Effects of metal foam meshes on premixed methane-air flame propagation in the closed duct

Abstract

In many practical applications, the comprehensive measures are needed to suppress the gas explosions, and lining the channel walls with porous materials before a special installation for flame résistance is an effective choice. The aim of the present work is to investigate the effect of porous materials on the premixed flame propagation process in a closed combustion tube. Experiments are carried out to examine the flame dynamics for the stoichiometric methane/air mixtures both in the empty tube and in the presence of porous materials. The results demonstrate that the flame propagation can be divided into five typical stages, and a tri-tulip flame is observed during the development of the classic tulip flame. The inversion distance L of the flame front is selected to characterize the tulip flame evolution.
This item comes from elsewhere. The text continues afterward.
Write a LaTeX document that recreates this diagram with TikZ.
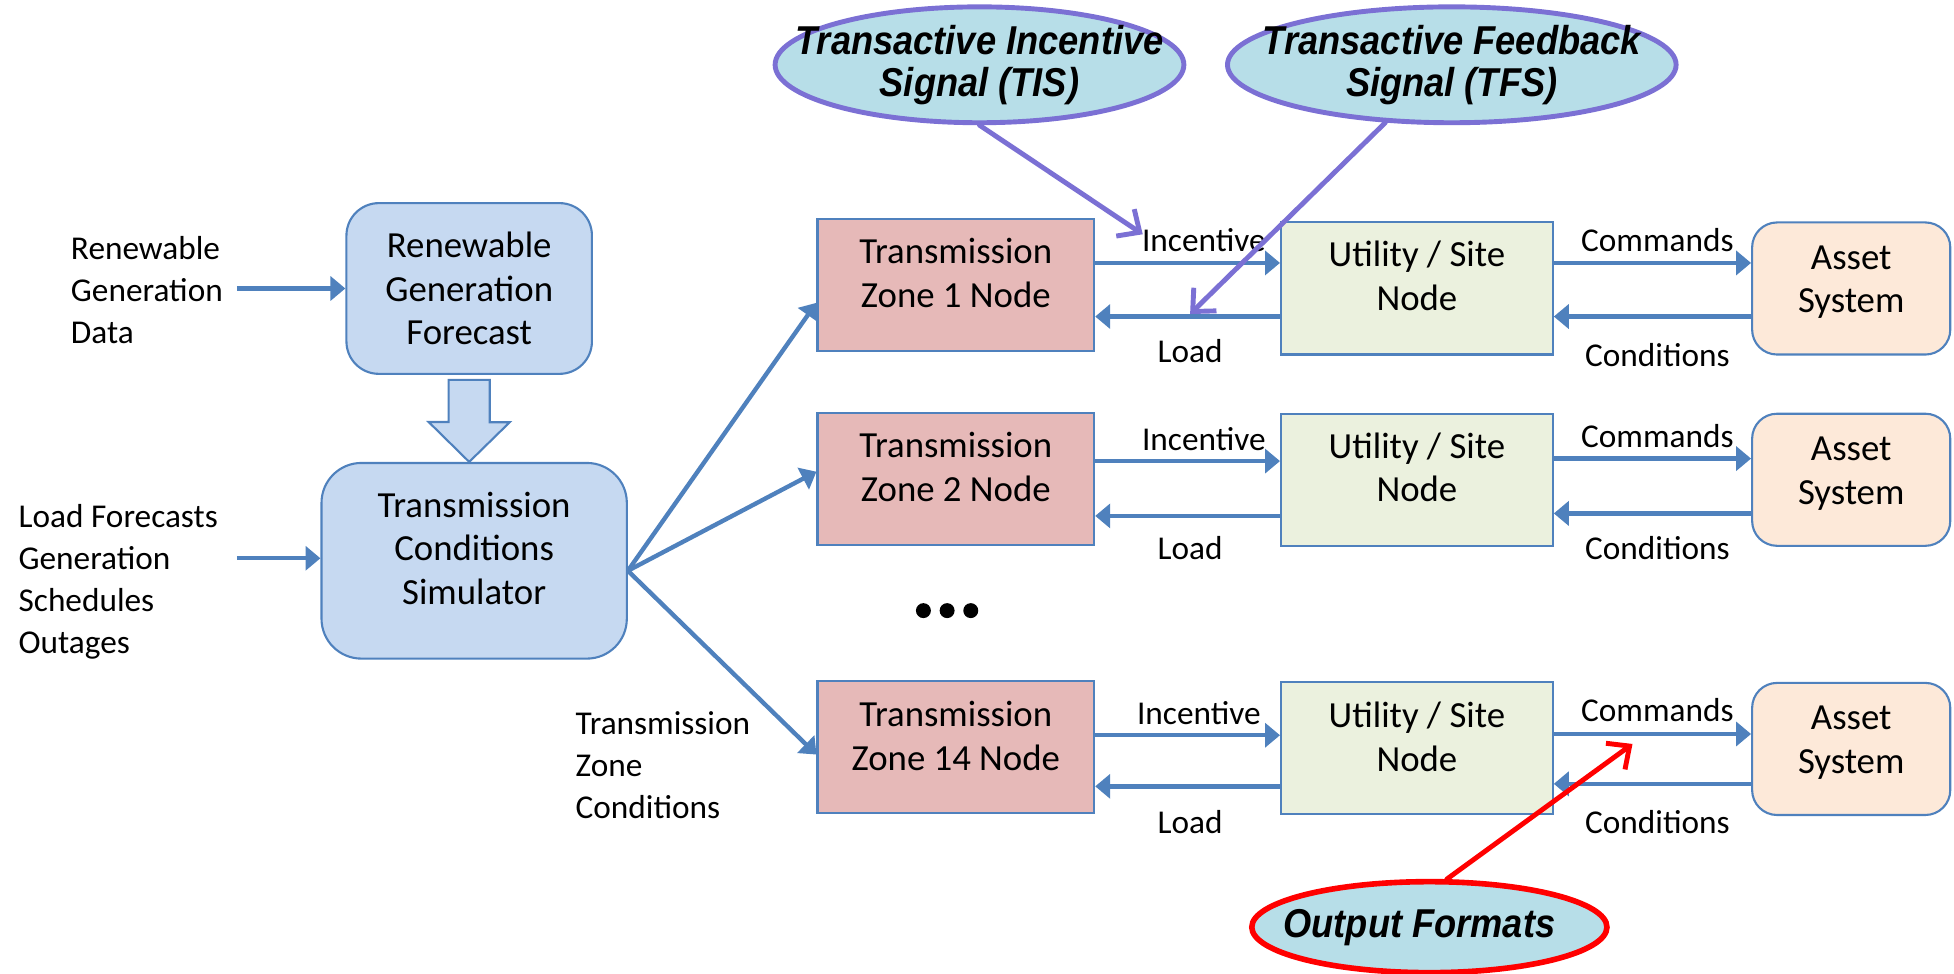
\documentclass[tikz,border=0pt]{standalone}
\usepackage{fontspec}
\setmainfont{Carlito}
\newfontfamily\calloutfont{Liberation Sans}
\usetikzlibrary{arrows.meta,calc,shapes.geometric}

\definecolor{boxline}{HTML}{4F81BD}
\definecolor{bluefill}{HTML}{C6D9F1}
\definecolor{pinkfill}{HTML}{E6B9B8}
\definecolor{greenfill}{HTML}{EBF1DE}
\definecolor{peachfill}{HTML}{FDE9D9}
\definecolor{calloutfill}{HTML}{B7DEE8}
\definecolor{calloutline}{HTML}{7B70D4}

\begin{document}
\begin{tikzpicture}[x=0.25mm,y=-0.25mm,
  box/.style={draw=boxline,line width=1.2pt,inner sep=0pt},
  bluebox/.style={box,fill=bluefill,rounded corners=6.5mm},
  zonebox/.style={box,fill=pinkfill,minimum width=55.5mm,minimum height=26.5mm},
  sitebox/.style={box,fill=greenfill,minimum width=54.5mm,minimum height=26.5mm},
  assetbox/.style={box,fill=peachfill,rounded corners=5mm,minimum width=39.75mm,minimum height=26.5mm},
  boxtext/.style={align=center,font=\fontsize{21}{25}\selectfont},
  sidetext/.style={align=left,font=\fontsize{19}{24}\selectfont},
  lbl/.style={font=\fontsize{19}{24}\selectfont},
  flow/.style={draw=boxline,line width=2.5pt,-{Triangle[length=3mm,width=4.8mm]}},
  callout/.style={ellipse,draw=calloutline,fill=calloutfill,line width=2.8pt,inner sep=0pt},
  callouttext/.style={align=center,xscale=0.9,font=\calloutfont\bfseries\itshape\fontsize{23}{24}\selectfont},
  pointer/.style={draw=calloutline,line width=2.8pt,line cap=round,
    -{Straight Barb[length=3.5mm,width=6.5mm]}},
]
\useasboundingbox (0,0) rectangle (1568,781);

% forecast and simulator
\node[bluebox,minimum width=49.25mm,minimum height=34.25mm] (rgf) at (376.5,231.5) {};
\node[boxtext] (rgftext) at (rgf) {Renewable\\Generation\\Forecast};
\node[bluebox,rounded corners=8mm,minimum width=61.25mm,minimum height=39.25mm] (tcs) at (380.5,450) {};
\node[boxtext] (tcstext) at ($(tcs)+(0,-10)$) {Transmission\\Conditions\\Simulator};

\draw[draw=boxline,fill=bluefill,line width=1.2pt]
  ($(rgf.south)+(-16.5,4)$) -- ++(33,0) -- ++(0,34) -- ++(16,0)
  -- (rgf.south |- tcs.north) -- ++(-32.5,-32) -- ++(16,0) -- cycle;

\node[sidetext,anchor=west] (rgdata) at (52,233) {Renewable\\Generation\\Data};
\coordinate (rgdataend) at (190,231.5);
\draw[flow] (rgdataend) -- (rgf.west);

\node[sidetext,anchor=west] (tcsinputs) at (10,467) {Load Forecasts\\Generation\\Schedules\\Outages};
\coordinate (tcsinputsend) at (190,448);
\draw[flow] (tcsinputsend) -- (tcs.west |- tcsinputsend);

\node[sidetext,anchor=west] (zonecond) at (457,614) {Transmission\\Zone\\Conditions};

% zone 1 row
\node[zonebox] (tz1) at (767,229) {};
\node[boxtext] (tz1text) at ($(tz1)+(0,-10)$) {Transmission\\Zone 1 Node};
\node[sitebox] (ut1) at (1137,231.5) {};
\node[boxtext] (ut1text) at ($(ut1)+(0,-10)$) {Utility / Site\\Node};
\node[assetbox] (as1) at (1485.5,231.5) {};
\node[boxtext] (as1text) at ($(as1)+(0,-5)$) {Asset\\System};
\draw[flow] (tz1.east |- 0,211) -- (ut1.west |- 0,211);
\draw[flow] (ut1.west |- 0,254) -- (tz1.east |- 0,254);
\draw[flow] (ut1.east |- 0,211) -- (as1.west |- 0,211);
\draw[flow] (as1.west |- 0,254) -- (ut1.east |- 0,254);
\node[lbl] (inc1) at (966,193) {Incentive};
\node[lbl] (load1) at (955,282) {Load};
\node[lbl] (cmd1) at (1330,193) {Commands};
\node[lbl] (cond1) at (1330,285) {Conditions};

% zone 2 row
\node[zonebox] (tz2) at (767,384.5) {};
\node[boxtext] (tz2text) at ($(tz2)+(0,-10)$) {Transmission\\Zone 2 Node};
\node[sitebox] (ut2) at (1137,385) {};
\node[boxtext] (ut2text) at ($(ut2)+(0,-10)$) {Utility / Site\\Node};
\node[assetbox] (as2) at (1485.5,385) {};
\node[boxtext] (as2text) at ($(as2)+(0,-5)$) {Asset\\System};
\draw[flow] (tz2.east |- 0,370) -- (ut2.west |- 0,370);
\draw[flow] (ut2.west |- 0,414) -- (tz2.east |- 0,414);
\draw[flow] (ut2.east |- 0,368) -- (as2.west |- 0,368);
\draw[flow] (as2.west |- 0,412) -- (ut2.east |- 0,412);
\node[lbl] (inc2) at (966,352) {Incentive};
\node[lbl] (load2) at (955,440) {Load};
\node[lbl] (cmd2) at (1330,350) {Commands};
\node[lbl] (cond2) at (1330,440) {Conditions};

% the rows in between
\fill (741,490) circle[radius=1.5mm];
\fill (760,490) circle[radius=1.5mm];
\fill (779,490) circle[radius=1.5mm];

% zone 14 row
\node[zonebox] (tz3) at (767,599.5) {};
\node[boxtext] (tz3text) at ($(tz3)+(0,-9)$) {Transmission\\Zone 14 Node};
\node[sitebox] (ut3) at (1137,600) {};
\node[boxtext] (ut3text) at ($(ut3)+(0,-9)$) {Utility / Site\\Node};
\node[assetbox] (as3) at (1485.5,601) {};
\node[boxtext] (as3text) at ($(as3)+(0,-5)$) {Asset\\System};
\draw[flow] (tz3.east |- 0,590) -- (ut3.west |- 0,590);
\draw[flow] (ut3.west |- 0,631) -- (tz3.east |- 0,631);
\draw[flow] (ut3.east |- 0,589) -- (as3.west |- 0,589);
\draw[flow] (as3.west |- 0,629) -- (ut3.east |- 0,629);
\node[lbl] (inc3) at (962,572) {Incentive};
\node[lbl] (load3) at (955,660) {Load};
\node[lbl] (cmd3) at (1330,570) {Commands};
\node[lbl] (cond3) at (1330,660) {Conditions};

% simulator out to the zones
\coordinate (hub) at ($(tcs.east)+(0,8)$);
\draw[flow] (hub) -- ($(tz1.west)+(0,14)$);
\draw[flow] (hub) -- ($(tz2.west)+(0,-6)$);
\draw[flow] (hub) -- ($(tz3.west)+(0,6)$);

% callouts
\node[callout,minimum width=82mm,minimum height=23.25mm] (tis) at (786,52) {};
\node[callouttext] (tistext) at (tis) {Transactive Incentive\\Signal (TIS)};
\node[callout,minimum width=90mm,minimum height=23.25mm] (tfs) at (1165,52) {};
\node[callouttext] (tfstext) at (tfs) {Transactive Feedback\\Signal (TFS)};
\node[callout,draw=red,line width=3.2pt,minimum width=71.25mm,minimum height=18.25mm] (outfmt) at (1147,744) {};
\node[callouttext] (outfmttext) at ($(outfmt)+(-8,0)$) {Output Formats};
\coordinate (tisend) at (917,188);
\coordinate (tfsend) at (955,252);
\coordinate (outfmtend) at (1310,597);
\draw[pointer] (tis.south) -- (tisend);
\draw[pointer] (tfs.221) -- (tfsend);
\draw[pointer,draw=red] (outfmt.70) -- (outfmtend);
\end{tikzpicture}
\end{document}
It is worth to notice that the flame tip fronts travel faster with smaller porous densities PPI(pores per inch) from the finger shape stages to flat shape stages. The explosion severity parameters, including peak pressure and maximum pressure growth rates, are compared for all configurations, and the porous density plays an important role on the explosion severity. The maximum rate of pressure rise decreases linearly with the porous densities. It is deduced that the metal foam meshes with the larger porous densities PPI have more significant impacts on suppressing the tulip formation. The coupling of the flame front with the pressure wave plays a significant role in the onset and evolution of the tulip flame. As a whole, the metal foam meshes can reduce the overpressures can reduce the overpressures by33.3%–46.6%, while they have little effect on the flame tip speeds and shapes.